Em 2019, na época do lançamento do relatório da Agência Internacional de Energia (AIE), “O Futuro do Hidrogênio para o G20”, apenas França, Japão e Coreia tinham estratégias para o uso do hidrogênio. Hoje, 17 governos já lançaram estratégias de hidrogênio, mais de 20 governos anunciaram publicamente que estão trabalhando para desenvolver estratégias e várias empresas estão buscando aproveitar as oportunidades de negócios na área.

De acordo com a AIE, o uso de hidrogênio se estende a várias partes do setor de energia e cresce seis vezes em relação aos níveis atuais para atender a 10% do consumo final total de energia até 2050. O detalhe é que aproximadamente 70% da produção total mundial do energético vem da rota tecnológica do gás natural para a produção de hidrogênio cinza.

É preciso, no entanto, mudar a maneira de produção do hidrogênio, que possui três modos: o cinza, produzido com combustíveis fósseis, o azul, produzido com captura de carbono, e o verde, produzido com energias renováveis.

Plano nacional

O Brasil começa a se atentar aos sinais de que o hidrogênio pode não só guiar a transição energética, mas também criar oportunidades econômicas. Em uma sinalização ao mercado, recentemente o governo aprovou uma resolução do Conselho Nacional de Política Energética (CNPE) que institui o Programa Nacional do Hidrogênio e cria o Comitê Gestor da política pública.

Em uma força-tarefa, o Ministério de Minas e Energia (MME), em cooperação com os Ministérios da Ciência, Tecnologia e Inovações (MCTI) e do Desenvolvimento Regional (MDR), com o apoio técnico da Empresa de Pesquisa Energética (EPE), apresentou a Proposta de Diretrizes para o Programa Nacional do Hidrogênio.

No entendimento do professor Gerhard Ett, docente do departamento de Engenharia Química da FEI, há décadas o hidrogênio é produzido e comercializado nas empresas, mas, hoje, são debatidos os novos processos que o utilizarão.

Segundo ele, para viabilizar estes novos processos utilizando o H2, tornando as empresas mais competitivas, serão necessários novos investimentos.
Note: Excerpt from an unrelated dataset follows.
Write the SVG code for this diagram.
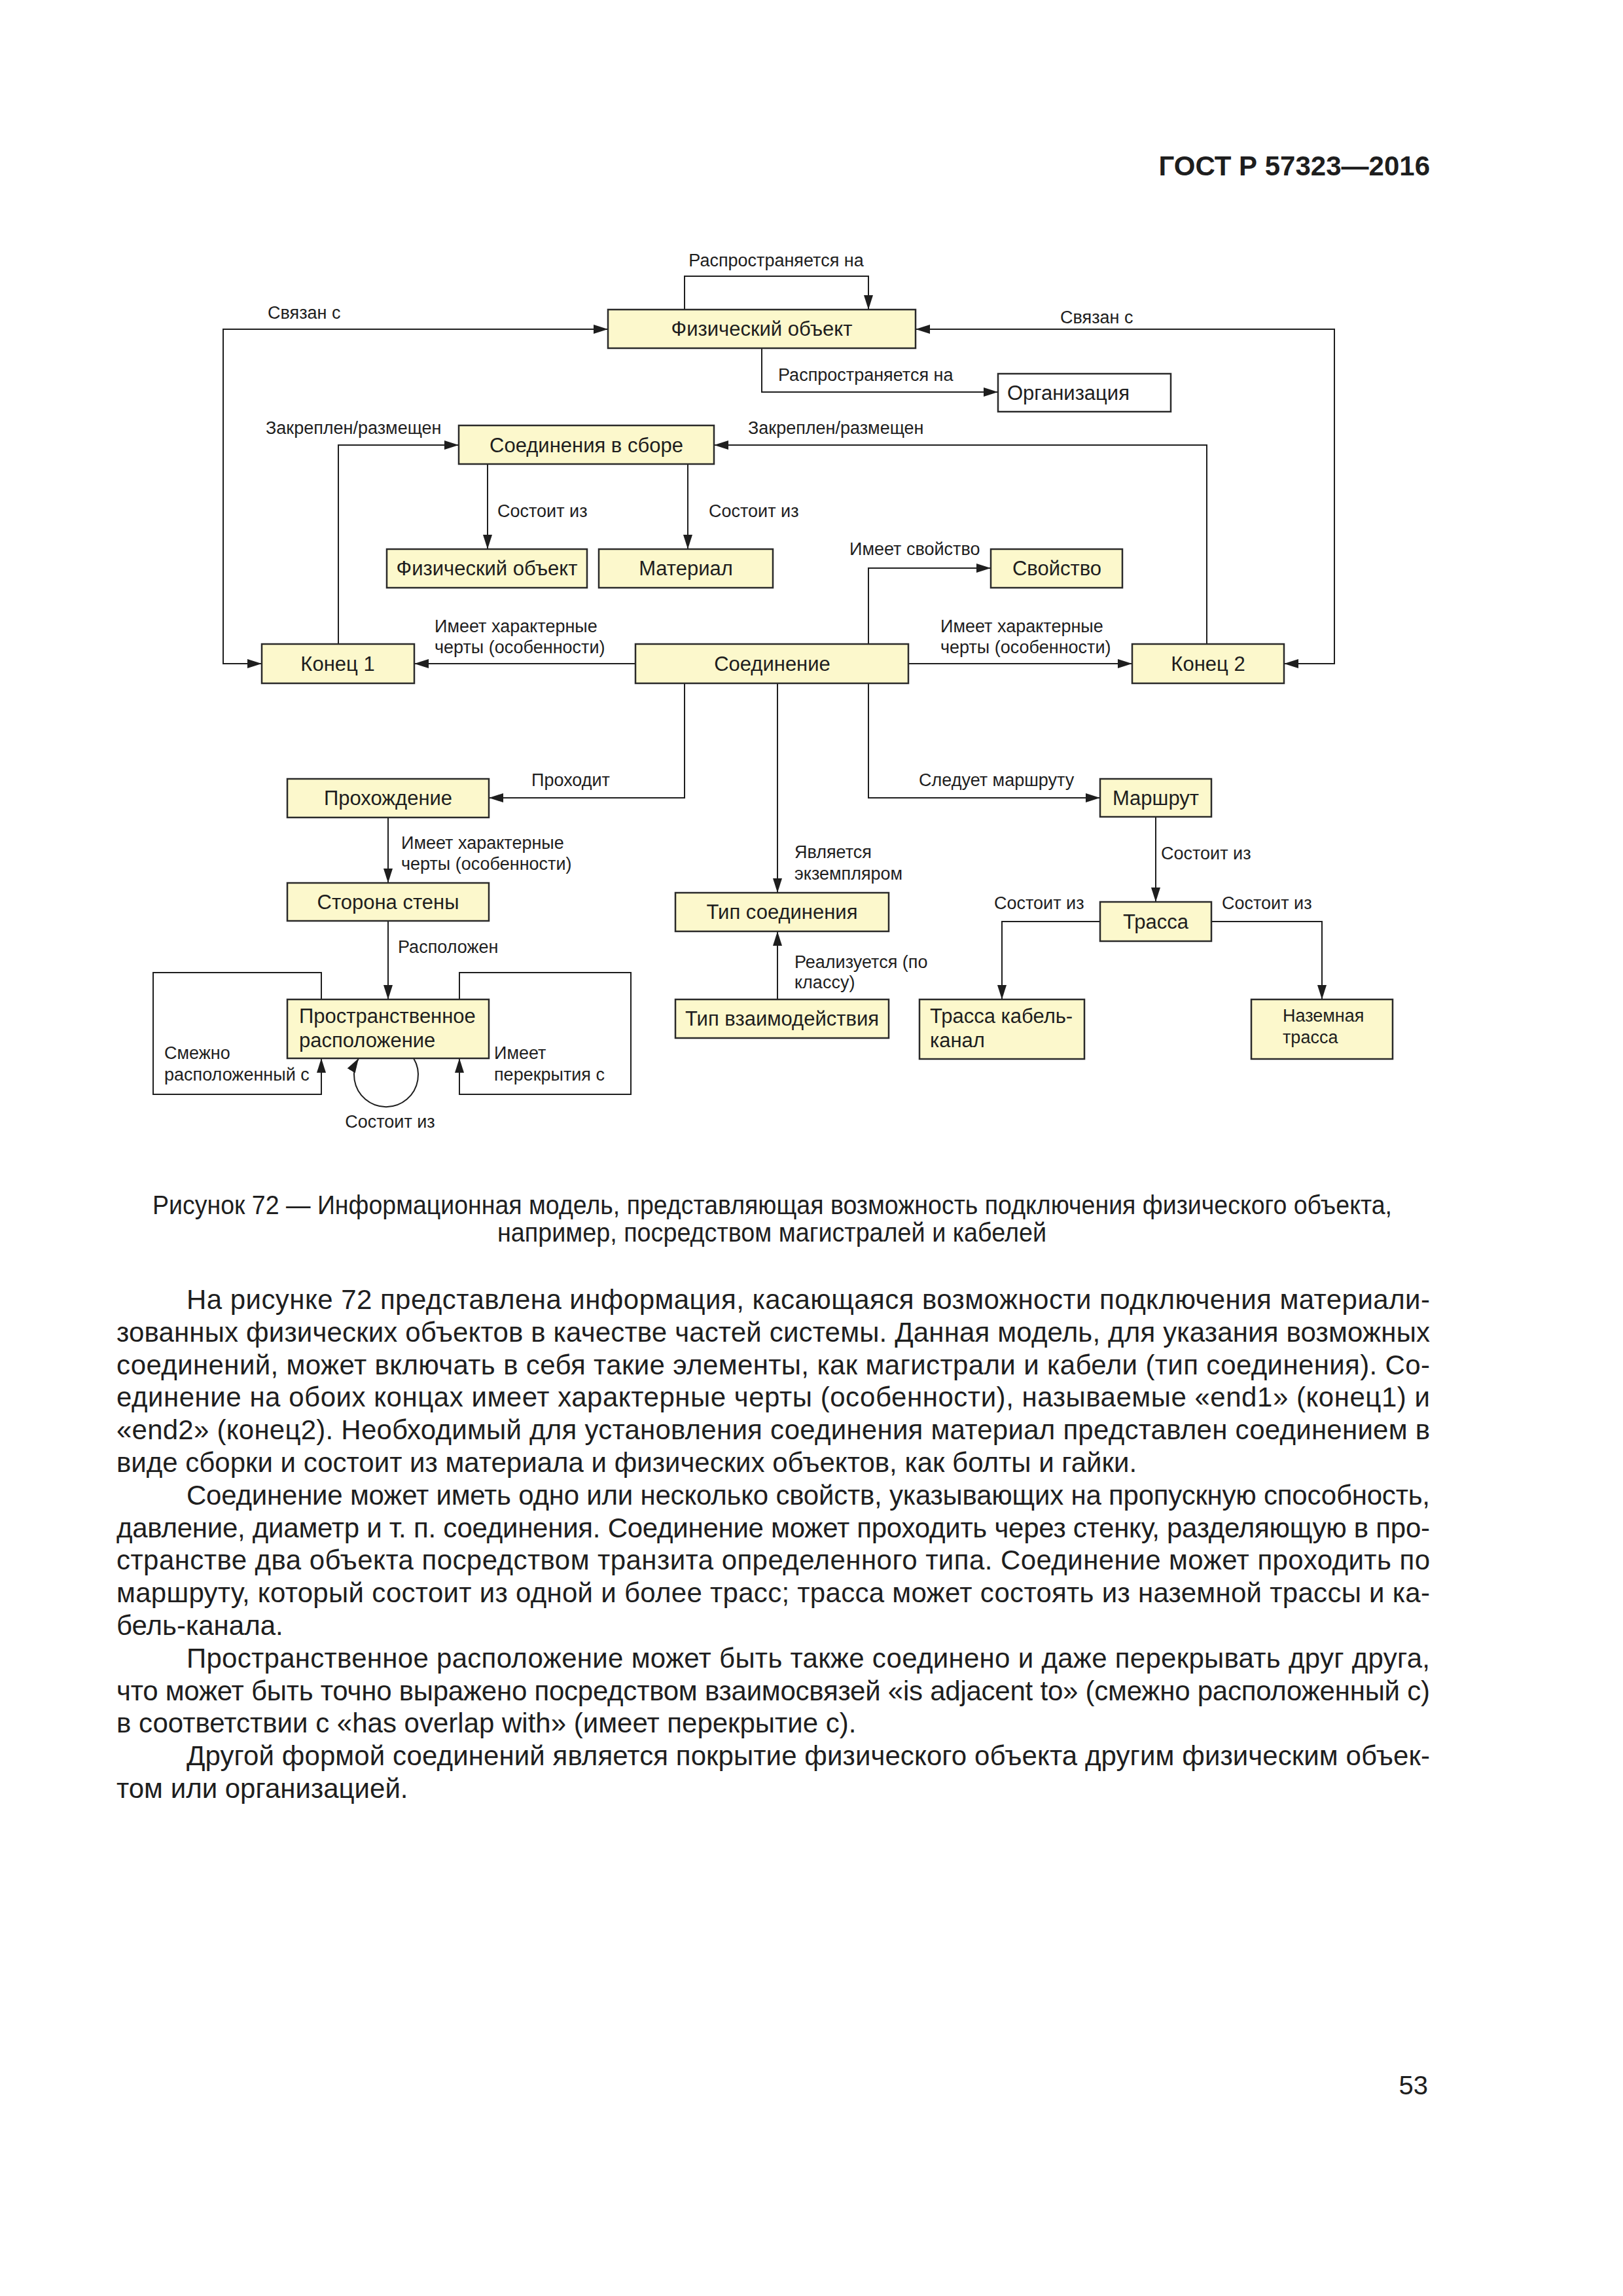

Isso, claro, envolve riscos, mas esses riscos não podem ser políticos ou econômicos.

“Linhas de investimento com juros mais baixos e maiores períodos de carência podem atrair grandes investidores. Contudo, o problema em mãos, ao falarmos de hidrogênio verde, está em realizar esses processos de transição com as indústrias em funcionamento. Seria o equivalente a um corredor fazer uma cirurgia de coração enquanto corre”, diz.

No entendimento do sócio da área de energia do Madrona Advogados, Rodrigo Machado, a indústria do hidrogênio ainda está em fase de desenvolvimento. Os players do setor ainda estão avaliando tecnologias para produzir, gerar e utilizar o hidrogênio como combustível e formas de estocagem de energia.

Diante deste cenário inicial, Machado argumenta que uma eventual regulação pode trazer o efeito indesejado de coibir o desenvolvimento dessa indústria, já que o hidrogênio ainda não está consolidado e não é possível saber quais problemas deverão ser endereçados pela futura regulação.

“No atual momento, em vez de termos uma legislação que tente antever uma regulação, a legislação deverá ser um instrumento de fomento à indústria do hidrogênio, incentivando a pesquisa sobre a produção e utilização do hidrogênio como combustível e o desenvolvimento da indústria do hidrogênio”, afirma.

Ele acrescenta a importância de modelos de fomento, como incentivos fiscais e leilões especializados, que foram promovidos para o desenvolvimento da energia eólica no Brasil, por exemplo.